На одной из площадей Парижа высится надменная металлическая колонна. Гигантский ствол ее выплавлен из сотен пушек — военных трофеев наполеоновских побед. Раньше Гюго с ненавистью и осуждением смотрел на этот памятник славы империи. Но год от года его отношение к Вандомской колонне стало изменяться. Уже с 1823 года, когда была написана ода «К отцу», поэт начал иными глазами смотреть на события недавнего прошлого, хотя еще и сохранял свои роялистские убеждения; теперь же он отдает отчет себе самому, что во взглядах его произошел перелом.

Политика Карла X и его министров слишком далека от тех возвышенных идеалов свободы и всеобщего благоденствия, носительницей которых Гюго наивно считал когда-то монархию Бурбонов. Детские заблуждения поэта не выдержали испытания жизнью.

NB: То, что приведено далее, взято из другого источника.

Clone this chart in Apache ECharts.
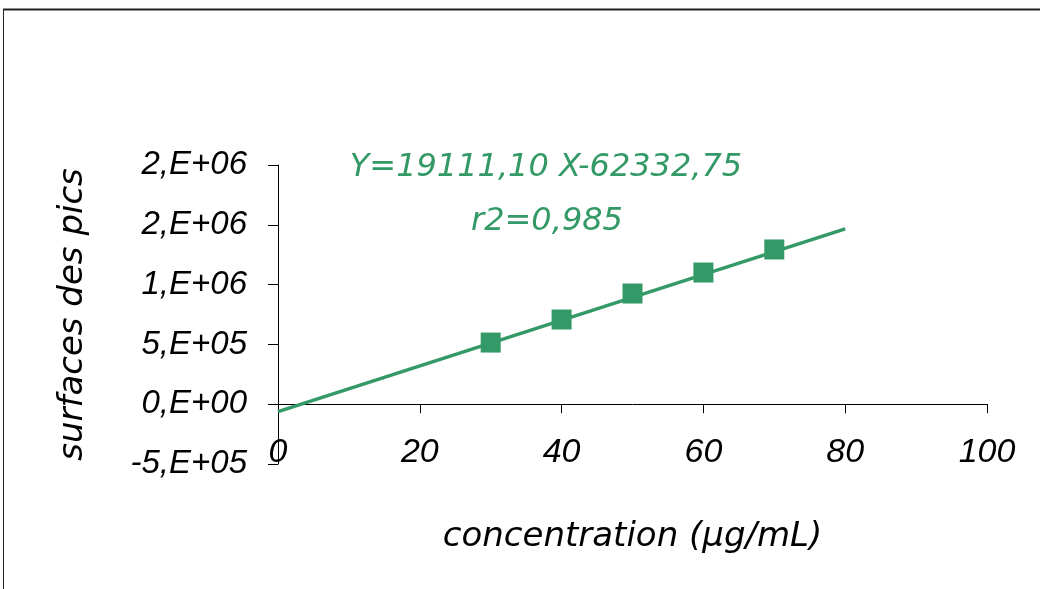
<!DOCTYPE html>
<html>
<head>
<meta charset="utf-8">
<script src="https://cdn.jsdelivr.net/npm/echarts@6/dist/echarts.min.js"></script>
<style>
html,body{margin:0;padding:0;background:#fff;}
#chart{width:1040px;height:589px;}
</style>
</head>
<body>
<div id="chart"></div>
<script>
// Data
const concentrations = [30, 40, 50, 60, 70];
const peakAreas = [515500, 708000, 925500, 1101000, 1293700];
const trendX = [0, 80];
const trendY = [-62333, 1466556];
const yTickLabels = ['-5,E+05', '0,E+00', '5,E+05', '1,E+06', '2,E+06', '2,E+06'];
const equationText = 'Y=19111,10 X-62332,75';
const r2Text = 'r2=0,985';

const green = '#339966';
const comic = '"DejaVu Sans", "Noto Sans", sans-serif';
const arial = '"Liberation Sans", Arial, sans-serif';

const chart = echarts.init(document.getElementById('chart'));
chart.setOption({
  backgroundColor: '#ffffff',
  animation: false,
  grid: { left: 278, right: 53, top: 165, bottom: 125, containLabel: false, outerBoundsMode: 'none' },
  xAxis: {
    type: 'value', min: 0, max: 100, interval: 20,
    name: 'concentration (µg/mL)', nameLocation: 'middle', nameGap: 56,
    nameTextStyle: { fontFamily: comic, fontStyle: 'italic', fontSize: 34, color: '#000' },
    axisLine: { onZero: true, lineStyle: { color: '#000', width: 1 } },
    axisTick: { show: true, length: 9, lineStyle: { color: '#000' } },
    axisLabel: { margin: -28, fontFamily: arial, fontStyle: 'italic', fontSize: 34, color: '#000' },
    splitLine: { show: false }
  },
  yAxis: {
    type: 'value', min: -500000, max: 2000000, interval: 500000,
    name: 'surfaces des pics', nameLocation: 'middle', nameGap: 188, nameRotate: 90,
    nameTextStyle: { fontFamily: comic, fontStyle: 'italic', fontSize: 34, color: '#000' },
    axisLine: { show: true, lineStyle: { color: '#000', width: 1 } },
    axisTick: { show: true, length: 10, lineStyle: { color: '#000' } },
    axisLabel: {
      margin: 31, fontFamily: arial, fontStyle: 'italic', fontSize: 33, color: '#000',
      formatter: function (v) { return yTickLabels[Math.round((v + 500000) / 500000)]; }
    },
    splitLine: { show: false }
  },
  series: [
    {
      type: 'line', data: trendX.map((x, i) => [x, trendY[i]]),
      symbol: 'none', lineStyle: { color: green, width: 3.5 }, z: 2
    },
    {
      type: 'scatter', data: concentrations.map((x, i) => [x, peakAreas[i]]),
      symbol: 'rect', symbolSize: 20, itemStyle: { color: green, opacity: 1 }, z: 3
    }
  ],
  graphic: [
    { type: 'line', shape: { x1: 3, y1: 9.5, x2: 1040, y2: 9.5 }, style: { stroke: '#222', lineWidth: 2 } },
    { type: 'line', shape: { x1: 3.5, y1: 9, x2: 3.5, y2: 589 }, style: { stroke: '#222', lineWidth: 1 } },
    { type: 'text', x: 546, y: 168, style: { text: equationText, fill: green, font: 'italic 32px ' + comic, textAlign: 'center', textVerticalAlign: 'middle' } },
    { type: 'text', x: 547, y: 222, style: { text: r2Text, fill: green, font: 'italic 32px ' + comic, textAlign: 'center', textVerticalAlign: 'middle' } }
  ]
});
</script>
</body>
</html>
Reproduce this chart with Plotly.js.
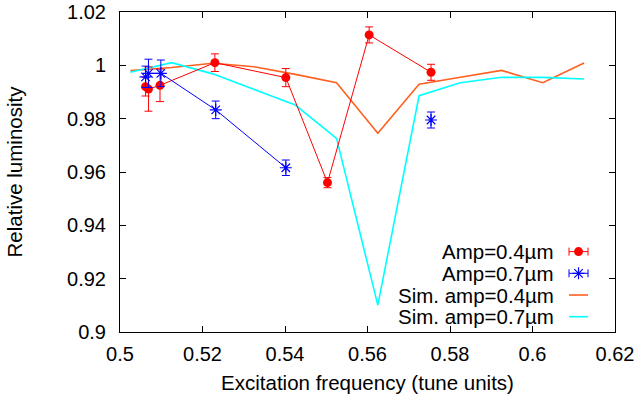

Народ выбивается из сил, чтобы правительство могло выплатить пресловутый миллиард эмигрантам, беглецам, направлявшим против своей родины дула иностранных пушек. Карл X лицемерно обещал французам всяческие свободы, а на деле его министры выдвигают законопроекты о печати, ограничивающие свободу литераторов и издателей, отдающие их в лапы монархических цензоров. Бывшие эмигранты, помещики, попы, иезуиты подняли головы, они чувствуют себя господами положения. А старых воинов, сражавшихся когда-то за славу Франции, унижают, ставят ни во что.

В эти годы многих крупнейших поэтов Европы особенно привлекал образ Наполеона. Ему посвящали взволнованные стихи и Пушкин, и Байрон, и Беранже, а позднее и молодой Лермонтов.

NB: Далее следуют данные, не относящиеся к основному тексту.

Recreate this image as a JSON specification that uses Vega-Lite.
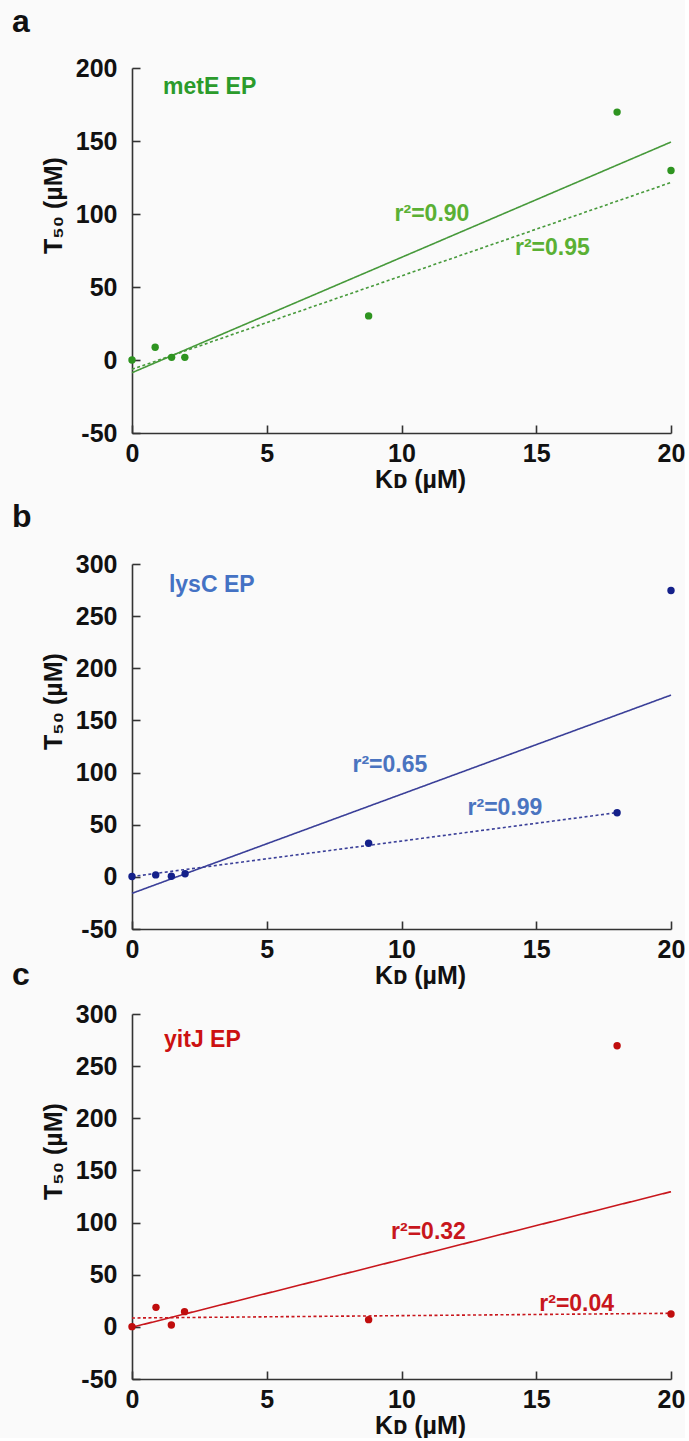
{
  "$schema": "https://vega.github.io/schema/vega-lite/v6.json",
  "background": "#fafafa",
  "padding": {"left": 12, "top": 6, "right": 0, "bottom": 0},
  "bounds": "flush",
  "spacing": 40,
  "config": {
    "view": {"stroke": null},
    "font": "Liberation Sans",
    "axis": {
      "grid": false,
      "domainColor": "#333333",
      "domainWidth": 1.6,
      "tickColor": "#333333",
      "tickWidth": 1.6,
      "tickSize": -8,
      "labelFont": "Liberation Sans",
      "labelFontSize": 25,
      "labelFontWeight": "bold",
      "labelColor": "#111111",
      "labelOverlap": false,
      "labelFlush": false,
      "titleFont": "Liberation Sans",
      "titleFontSize": 25,
      "titleFontWeight": "bold",
      "titleColor": "#111111"
    },
    "axisX": {"labelPadding": 16, "titlePadding": 1, "titleX": 288},
    "axisY": {"labelPadding": 23, "titlePadding": 9, "titleY": 137, "labelExpr": "datum.value < 0 ? '-' + abs(datum.value) : datum.label"}
  },
  "datasets": {
    "pts": [
      {"panel": "a", "kd": 0, "t50": 0},
      {"panel": "a", "kd": 0.86, "t50": 8.7},
      {"panel": "a", "kd": 1.47, "t50": 1.8},
      {"panel": "a", "kd": 1.96, "t50": 1.8},
      {"panel": "a", "kd": 8.78, "t50": 30.2},
      {"panel": "a", "kd": 18.0, "t50": 169.8},
      {"panel": "a", "kd": 20.0, "t50": 129.8},
      {"panel": "b", "kd": 0, "t50": 0.3},
      {"panel": "b", "kd": 0.88, "t50": 1.9},
      {"panel": "b", "kd": 1.46, "t50": 0.6},
      {"panel": "b", "kd": 1.97, "t50": 2.9},
      {"panel": "b", "kd": 8.78, "t50": 32.3},
      {"panel": "b", "kd": 18.0, "t50": 61.5},
      {"panel": "b", "kd": 20.0, "t50": 274.6},
      {"panel": "c", "kd": 0, "t50": 0.2},
      {"panel": "c", "kd": 0.89, "t50": 18.7},
      {"panel": "c", "kd": 1.46, "t50": 1.8},
      {"panel": "c", "kd": 1.95, "t50": 14.6},
      {"panel": "c", "kd": 8.78, "t50": 6.9},
      {"panel": "c", "kd": 18.0, "t50": 269.6},
      {"panel": "c", "kd": 20.0, "t50": 12.3}
    ],
    "lines": [
      {"panel": "a", "fit": "all", "kd": 0, "t50": -8.7},
      {"panel": "a", "fit": "all", "kd": 20, "t50": 149.3},
      {"panel": "a", "fit": "sub", "kd": 0, "t50": -6.4},
      {"panel": "a", "fit": "sub", "kd": 20, "t50": 121.6},
      {"panel": "b", "fit": "all", "kd": 0, "t50": -15.8},
      {"panel": "b", "fit": "all", "kd": 20, "t50": 174.3},
      {"panel": "b", "fit": "sub", "kd": 0, "t50": 0.3},
      {"panel": "b", "fit": "sub", "kd": 18, "t50": 61.6},
      {"panel": "c", "fit": "all", "kd": 0, "t50": -0.4},
      {"panel": "c", "fit": "all", "kd": 20, "t50": 129.6},
      {"panel": "c", "fit": "sub", "kd": 0, "t50": 8.5},
      {"panel": "c", "fit": "sub", "kd": 20, "t50": 13.0}
    ],
    "labels": [
      {"panel": "a", "kind": "name", "label": "metE EP", "kd": 1.15, "t50": 187},
      {"panel": "a", "kind": "r2", "label": "r²=0.90", "kd": 11.13, "t50": 100},
      {"panel": "a", "kind": "r2", "label": "r²=0.95", "kd": 15.6, "t50": 76.7},
      {"panel": "b", "kind": "name", "label": "lysC EP", "kd": 1.37, "t50": 280},
      {"panel": "b", "kind": "r2", "label": "r²=0.65", "kd": 9.57, "t50": 107},
      {"panel": "b", "kind": "r2", "label": "r²=0.99", "kd": 13.84, "t50": 65.8},
      {"panel": "c", "kind": "name", "label": "yitJ EP", "kd": 1.19, "t50": 275},
      {"panel": "c", "kind": "r2", "label": "r²=0.32", "kd": 11.0, "t50": 90.6},
      {"panel": "c", "kind": "r2", "label": "r²=0.04", "kd": 16.5, "t50": 22}
    ]
  },
  "vconcat": [
    {
      "width": 539,
      "height": 365,
      "title": {"text": "a", "anchor": "start", "frame": "group", "dx": -120, "offset": 17, "fontSize": 32, "fontWeight": "bold", "font": "Liberation Sans", "color": "#111111"},
      "encoding": {
        "x": {"field": "kd", "type": "quantitative", "scale": {"domain": [0, 20], "nice": false}, "axis": {"values": [0, 5, 10, 15, 20], "title": "Kᴅ (µM)"}},
        "y": {"field": "t50", "type": "quantitative", "scale": {"domain": [-50, 200], "nice": false, "zero": false}, "axis": {"values": [-50, 0, 50, 100, 150, 200], "title": "T₅₀ (µM)"}}
      },
      "layer": [
        {
          "data": {"name": "lines"},
          "transform": [{"filter": "datum.panel === 'a'"}],
          "mark": {"type": "line", "color": "#46993a", "strokeWidth": 1.6},
          "encoding": {"strokeDash": {"field": "fit", "type": "nominal", "scale": {"domain": ["all", "sub"], "range": [[1, 0], [3, 2.5]]}, "legend": null}}
        },
        {
          "data": {"name": "pts"},
          "transform": [{"filter": "datum.panel === 'a'"}],
          "mark": {"type": "circle", "color": "#2e9420", "size": 55, "opacity": 1}
        },
        {
          "data": {"name": "labels"},
          "transform": [{"filter": "datum.panel === 'a' && datum.kind === 'name'"}],
          "mark": {"type": "text", "align": "left", "baseline": "middle", "fontSize": 23, "fontWeight": "bold", "font": "Liberation Sans", "color": "#2b9b2b"},
          "encoding": {"text": {"field": "label"}}
        },
        {
          "data": {"name": "labels"},
          "transform": [{"filter": "datum.panel === 'a' && datum.kind === 'r2'"}],
          "mark": {"type": "text", "align": "center", "baseline": "middle", "fontSize": 23, "fontWeight": "bold", "font": "Liberation Sans", "color": "#5ab034"},
          "encoding": {"text": {"field": "label"}}
        }
      ]
    },
    {
      "width": 539,
      "height": 51,
      "data": {"values": []},
      "mark": "text",
      "encoding": {}
    },
    {
      "width": 539,
      "height": 365,
      "title": {"text": "b", "anchor": "start", "frame": "group", "dx": -120, "offset": 18, "fontSize": 32, "fontWeight": "bold", "font": "Liberation Sans", "color": "#111111"},
      "encoding": {
        "x": {"field": "kd", "type": "quantitative", "scale": {"domain": [0, 20], "nice": false}, "axis": {"values": [0, 5, 10, 15, 20], "title": "Kᴅ (µM)"}},
        "y": {"field": "t50", "type": "quantitative", "scale": {"domain": [-50, 300], "nice": false, "zero": false}, "axis": {"values": [-50, 0, 50, 100, 150, 200, 250, 300], "title": "T₅₀ (µM)"}}
      },
      "layer": [
        {
          "data": {"name": "lines"},
          "transform": [{"filter": "datum.panel === 'b'"}],
          "mark": {"type": "line", "color": "#3a3f98", "strokeWidth": 1.6},
          "encoding": {"strokeDash": {"field": "fit", "type": "nominal", "scale": {"domain": ["all", "sub"], "range": [[1, 0], [3, 2.5]]}, "legend": null}}
        },
        {
          "data": {"name": "pts"},
          "transform": [{"filter": "datum.panel === 'b'"}],
          "mark": {"type": "circle", "color": "#14208a", "size": 55, "opacity": 1}
        },
        {
          "data": {"name": "labels"},
          "transform": [{"filter": "datum.panel === 'b' && datum.kind === 'name'"}],
          "mark": {"type": "text", "align": "left", "baseline": "middle", "fontSize": 23, "fontWeight": "bold", "font": "Liberation Sans", "color": "#4472c4"},
          "encoding": {"text": {"field": "label"}}
        },
        {
          "data": {"name": "labels"},
          "transform": [{"filter": "datum.panel === 'b' && datum.kind === 'r2'"}],
          "mark": {"type": "text", "align": "center", "baseline": "middle", "fontSize": 23, "fontWeight": "bold", "font": "Liberation Sans", "color": "#4a74c0"},
          "encoding": {"text": {"field": "label"}}
        }
      ]
    },
    {
      "width": 539,
      "height": 5,
      "data": {"values": []},
      "mark": "text",
      "encoding": {}
    },
    {
      "width": 539,
      "height": 365,
      "title": {"text": "c", "anchor": "start", "frame": "group", "dx": -120, "offset": 10, "fontSize": 32, "fontWeight": "bold", "font": "Liberation Sans", "color": "#111111"},
      "encoding": {
        "x": {"field": "kd", "type": "quantitative", "scale": {"domain": [0, 20], "nice": false}, "axis": {"values": [0, 5, 10, 15, 20], "title": "Kᴅ (µM)"}},
        "y": {"field": "t50", "type": "quantitative", "scale": {"domain": [-50, 300], "nice": false, "zero": false}, "axis": {"values": [-50, 0, 50, 100, 150, 200, 250, 300], "title": "T₅₀ (µM)"}}
      },
      "layer": [
        {
          "data": {"name": "lines"},
          "transform": [{"filter": "datum.panel === 'c'"}],
          "mark": {"type": "line", "color": "#c8161c", "strokeWidth": 1.6},
          "encoding": {"strokeDash": {"field": "fit", "type": "nominal", "scale": {"domain": ["all", "sub"], "range": [[1, 0], [3, 2.5]]}, "legend": null}}
        },
        {
          "data": {"name": "pts"},
          "transform": [{"filter": "datum.panel === 'c'"}],
          "mark": {"type": "circle", "color": "#c00d0d", "size": 55, "opacity": 1}
        },
        {
          "data": {"name": "labels"},
          "transform": [{"filter": "datum.panel === 'c' && datum.kind === 'name'"}],
          "mark": {"type": "text", "align": "left", "baseline": "middle", "fontSize": 23, "fontWeight": "bold", "font": "Liberation Sans", "color": "#cc1111"},
          "encoding": {"text": {"field": "label"}}
        },
        {
          "data": {"name": "labels"},
          "transform": [{"filter": "datum.panel === 'c' && datum.kind === 'r2'"}],
          "mark": {"type": "text", "align": "center", "baseline": "middle", "fontSize": 23, "fontWeight": "bold", "font": "Liberation Sans", "color": "#c8161c"},
          "encoding": {"text": {"field": "label"}}
        }
      ]
    }
  ]
}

Образ этот переосмысливался, терял реальные черты, романтизировался, облекался дымкой легенды. Поэты воспевали в нем отнюдь не деспота и узурпатора, они видели в Наполеоне наследника революции, могучую личность с необычной судьбой, возвышающуюся над мелкими людишками современного мира. «Тень императора» становилась во Франции периода Реставрации символом протеста против королевства Бурбонов.